* DATA PROVIDED
------------------------------------
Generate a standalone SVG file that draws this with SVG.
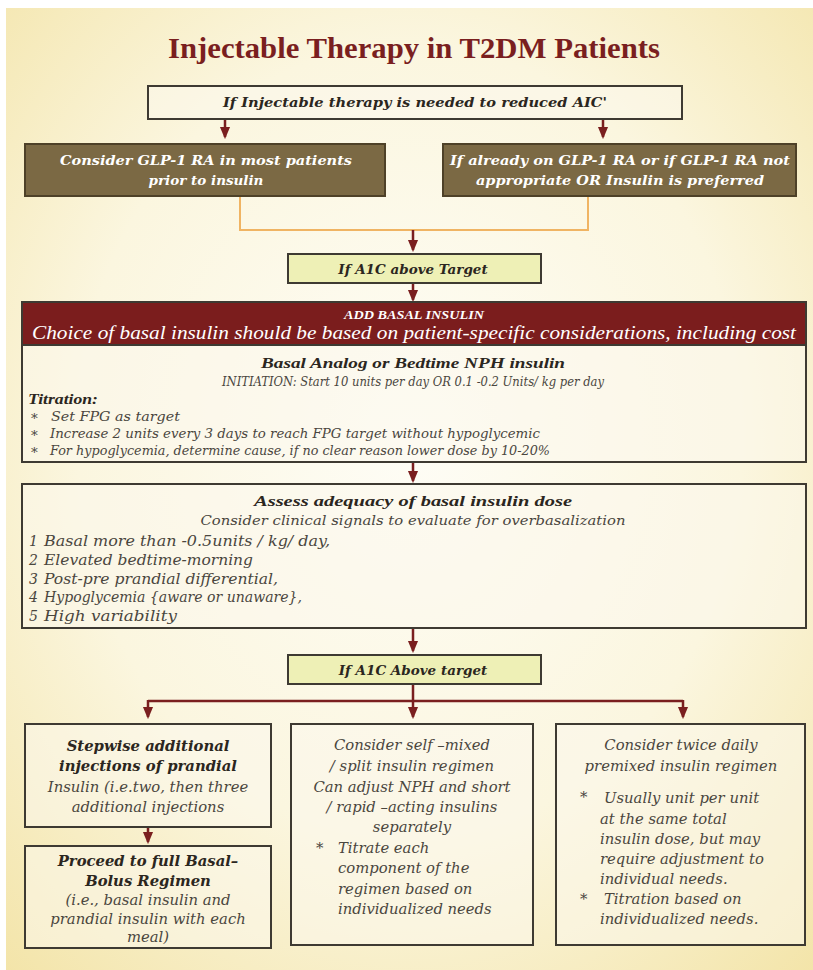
<svg xmlns="http://www.w3.org/2000/svg" width="813" height="970" viewBox="0 0 813 970">
<defs>
<radialGradient id="bg" cx="0.5" cy="0.45" r="0.75">
<stop offset="0" stop-color="#fefdf6"/>
<stop offset="0.55" stop-color="#fbf6df"/>
<stop offset="1" stop-color="#f3e4a8"/>
</radialGradient>
<marker id="ah" viewBox="0 0 6 6" refX="5" refY="3" markerWidth="5" markerHeight="5" orient="auto">
<path d="M0,0.5 L6,3 L0,5.5 Z" fill="#7a1f1f"/>
</marker>
<style>
.frame{fill:#fbf8ec;fill-opacity:0.55;stroke:#3e3a32;stroke-width:2}
.olive{fill:#7b6944;stroke:#4e4128;stroke-width:2}
.green{fill:#eef0b6;stroke:#3e3a32;stroke-width:2}
.con{stroke:#7a1f1f;stroke-width:2.5;fill:none}
.orange{stroke:#f0b463;stroke-width:2;fill:none}
.bk{font-family:"DejaVu Serif","Liberation Serif",serif;font-style:italic}
.lb{font-family:"Liberation Serif","DejaVu Serif",serif;font-style:italic}
.b{font-weight:bold}
.c{text-anchor:middle}
.dk{fill:#2b2620}
.gr{fill:#4a463e}
.wh{fill:#ffffff}
</style>
</defs>
<rect width="813" height="970" fill="#ffffff"/>
<rect x="6" y="8" width="807" height="962" fill="url(#bg)"/>

<text x="414" y="58" text-anchor="middle" font-family="'Liberation Serif',serif" font-weight="bold" font-size="30" fill="#7a1f1f" textLength="492" lengthAdjust="spacingAndGlyphs">Injectable Therapy in T2DM Patients</text>

<g id="connectors">
<line class="con" x1="225" y1="119" x2="225" y2="137" marker-end="url(#ah)"/>
<line class="con" x1="603" y1="119" x2="603" y2="137" marker-end="url(#ah)"/>
<polyline class="orange" points="240,197 240,230 588,230 588,197"/>
<line class="con" x1="413" y1="230" x2="413" y2="250" marker-end="url(#ah)"/>
<line class="con" x1="413" y1="284" x2="413" y2="300" marker-end="url(#ah)"/>
<line class="con" x1="413" y1="462" x2="413" y2="481" marker-end="url(#ah)"/>
<line class="con" x1="413" y1="628" x2="413" y2="651" marker-end="url(#ah)"/>
<line class="con" x1="413" y1="684" x2="413" y2="701"/>
<line class="con" x1="148" y1="701" x2="683" y2="701"/>
<line class="con" x1="148" y1="700" x2="148" y2="717" marker-end="url(#ah)"/>
<line class="con" x1="413" y1="701" x2="413" y2="717" marker-end="url(#ah)"/>
<line class="con" x1="683" y1="700" x2="683" y2="717" marker-end="url(#ah)"/>
<line class="con" x1="148" y1="828" x2="148" y2="842" marker-end="url(#ah)"/>
</g>

<g id="n-start">
<rect class="frame" x="148" y="86" width="534" height="33"/>
<text class="bk b c dk" x="415" y="107" font-size="13" textLength="384" lengthAdjust="spacingAndGlyphs">If Injectable therapy is needed to reduced AIC'</text>
</g>

<g id="n-glp1">
<rect class="olive" x="25" y="144" width="360" height="52"/>
<text class="bk b c wh" font-size="13.5"><tspan x="206" y="165" textLength="292" lengthAdjust="spacingAndGlyphs">Consider GLP-1 RA in most patients</tspan><tspan x="206" y="185">prior to insulin</tspan></text>
</g>

<g id="n-insulin-pref">
<rect class="olive" x="443" y="144" width="353" height="52"/>
<text class="bk b c wh" font-size="13.5"><tspan x="620" y="165" textLength="340" lengthAdjust="spacingAndGlyphs">If already on GLP-1 RA or if GLP-1 RA not</tspan><tspan x="620" y="185" textLength="288" lengthAdjust="spacingAndGlyphs">appropriate OR Insulin is preferred</tspan></text>
</g>

<g id="n-a1c-1">
<rect class="green" x="288" y="254" width="253" height="29"/>
<text class="bk b c dk" x="413" y="274" font-size="13.5">If A1C above Target</text>
</g>

<g id="n-basal">
<rect class="frame" x="22" y="302" width="784" height="160"/>
<rect x="22" y="302" width="784" height="43" fill="#7b1d1d" stroke="#3e3a32" stroke-width="2"/>
<text class="lb b c wh" x="414" y="319" font-size="13" textLength="140" lengthAdjust="spacingAndGlyphs">ADD BASAL INSULIN</text>
<text class="lb c wh" x="414" y="339" font-size="19.5" textLength="764" lengthAdjust="spacingAndGlyphs">Choice of basal insulin should be based on patient-specific considerations, including cost</text>
<text class="lb b c dk" x="413" y="368" font-size="15.5" textLength="304" lengthAdjust="spacingAndGlyphs">Basal Analog or Bedtime NPH insulin</text>
<text class="bk c gr" x="413" y="386" font-size="13" textLength="382" lengthAdjust="spacingAndGlyphs">INITIATION: Start 10 units per day OR 0.1 -0.2 Units/ kg per day</text>
<text class="lb b dk" x="28" y="404" font-size="15.5" textLength="70" lengthAdjust="spacingAndGlyphs">Titration:</text>
<g class="bk gr" font-size="13.5">
<text x="31" y="423">*</text><text x="51" y="421" textLength="129" lengthAdjust="spacingAndGlyphs">Set FPG as target</text>
<text x="31" y="440">*</text><text x="50" y="438" textLength="490" lengthAdjust="spacingAndGlyphs">Increase 2 units every 3 days to reach FPG target without hypoglycemic</text>
<text x="31" y="457">*</text><text x="50" y="455" textLength="500" lengthAdjust="spacingAndGlyphs">For hypoglycemia, determine cause, if no clear reason lower dose by 10-20%</text>
</g>
</g>

<g id="n-assess">
<rect class="frame" x="22" y="484" width="784" height="144"/>
<text class="lb b c dk" x="413" y="506" font-size="15.5" textLength="318" lengthAdjust="spacingAndGlyphs">Assess adequacy of basal insulin dose</text>
<text class="bk c gr" x="413" y="525" font-size="13.5" textLength="425" lengthAdjust="spacingAndGlyphs">Consider clinical signals to evaluate for overbasalization</text>
<g class="bk gr" font-size="14">
<text x="29" y="546">1</text><text x="44" y="546" textLength="286" lengthAdjust="spacingAndGlyphs">Basal more than -0.5units / kg/ day,</text>
<text x="29" y="565">2</text><text x="44" y="565" textLength="209" lengthAdjust="spacingAndGlyphs">Elevated bedtime-morning</text>
<text x="29" y="584">3</text><text x="44" y="584" textLength="234" lengthAdjust="spacingAndGlyphs">Post-pre prandial differential,</text>
<text x="29" y="602">4</text><text x="44" y="602" textLength="258" lengthAdjust="spacingAndGlyphs">Hypoglycemia {aware or unaware},</text>
<text x="29" y="621">5</text><text x="44" y="621" textLength="133" lengthAdjust="spacingAndGlyphs">High variability</text>
</g>
</g>

<g id="n-a1c-2">
<rect class="green" x="288" y="655" width="253" height="29"/>
<text class="bk b c dk" x="413" y="675" font-size="13.5">If A1C Above target</text>
</g>

<g id="n-stepwise">
<rect class="frame" x="25" y="724" width="246" height="103"/>
<text class="bk c dk" font-size="14.8"><tspan class="b" x="148" y="751">Stepwise additional</tspan><tspan class="b" x="148" y="771">injections of prandial</tspan><tspan class="gr" x="148" y="792">Insulin (i.e.two, then three</tspan><tspan class="gr" x="148" y="812">additional injections</tspan></text>
</g>

<g id="n-basal-bolus">
<rect class="frame" x="25" y="846" width="246" height="102"/>
<text class="bk c dk" font-size="14.8"><tspan class="b" x="148" y="866">Proceed to full Basal–</tspan><tspan class="b" x="148" y="886">Bolus Regimen</tspan><tspan class="gr" x="148" y="905">(i.e., basal insulin and</tspan><tspan class="gr" x="148" y="924">prandial insulin with each</tspan><tspan class="gr" x="148" y="942">meal)</tspan></text>
</g>

<g id="n-self-mixed">
<rect class="frame" x="291" y="724" width="242" height="221"/>
<g class="bk gr" font-size="14.8">
<text class="c" x="412" y="750">Consider self –mixed</text>
<text class="c" x="412" y="771">/ split insulin regimen</text>
<text class="c" x="412" y="792">Can adjust NPH and short</text>
<text class="c" x="412" y="812">/ rapid –acting insulins</text>
<text class="c" x="412" y="832">separately</text>
<text x="316" y="853">*</text>
<text x="338" y="853">Titrate each</text>
<text x="338" y="873">component of the</text>
<text x="338" y="894">regimen based on</text>
<text x="338" y="914">individualized needs</text>
</g>
</g>

<g id="n-premixed">
<rect class="frame" x="556" y="724" width="249" height="221"/>
<g class="bk gr" font-size="14.8">
<text class="c" x="681" y="750">Consider twice daily</text>
<text class="c" x="681" y="771">premixed insulin regimen</text>
<text x="580" y="802">*</text>
<text x="604" y="803">Usually unit per unit</text>
<text x="600" y="824">at the same total</text>
<text x="600" y="844">insulin dose, but may</text>
<text x="600" y="864">require  adjustment to</text>
<text x="600" y="884">individual needs.</text>
<text x="580" y="904">*</text>
<text x="604" y="904">Titration based on</text>
<text x="600" y="924">individualized needs.</text>
</g>
</g>
</svg>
------------------------------------
* STATED EXERCISE
Return the material line for line, from its beginning to the line that contains "in T2DM Patients</text>", with the pictures left out.

* SOLUTION TO THE EXERCISE
Generate a standalone SVG file that draws this with SVG.
<svg xmlns="http://www.w3.org/2000/svg" width="813" height="970" viewBox="0 0 813 970">
<defs>
<radialGradient id="bg" cx="0.5" cy="0.45" r="0.75">
<stop offset="0" stop-color="#fefdf6"/>
<stop offset="0.55" stop-color="#fbf6df"/>
<stop offset="1" stop-color="#f3e4a8"/>
</radialGradient>
<marker id="ah" viewBox="0 0 6 6" refX="5" refY="3" markerWidth="5" markerHeight="5" orient="auto">
<path d="M0,0.5 L6,3 L0,5.5 Z" fill="#7a1f1f"/>
</marker>
<style>
.frame{fill:#fbf8ec;fill-opacity:0.55;stroke:#3e3a32;stroke-width:2}
.olive{fill:#7b6944;stroke:#4e4128;stroke-width:2}
.green{fill:#eef0b6;stroke:#3e3a32;stroke-width:2}
.con{stroke:#7a1f1f;stroke-width:2.5;fill:none}
.orange{stroke:#f0b463;stroke-width:2;fill:none}
.bk{font-family:"DejaVu Serif","Liberation Serif",serif;font-style:italic}
.lb{font-family:"Liberation Serif","DejaVu Serif",serif;font-style:italic}
.b{font-weight:bold}
.c{text-anchor:middle}
.dk{fill:#2b2620}
.gr{fill:#4a463e}
.wh{fill:#ffffff}
</style>
</defs>
<rect width="813" height="970" fill="#ffffff"/>
<rect x="6" y="8" width="807" height="962" fill="url(#bg)"/>

<text x="414" y="58" text-anchor="middle" font-family="'Liberation Serif',serif" font-weight="bold" font-size="30" fill="#7a1f1f" textLength="492" lengthAdjust="spacingAndGlyphs">Injectable Therapy in T2DM Patients</text>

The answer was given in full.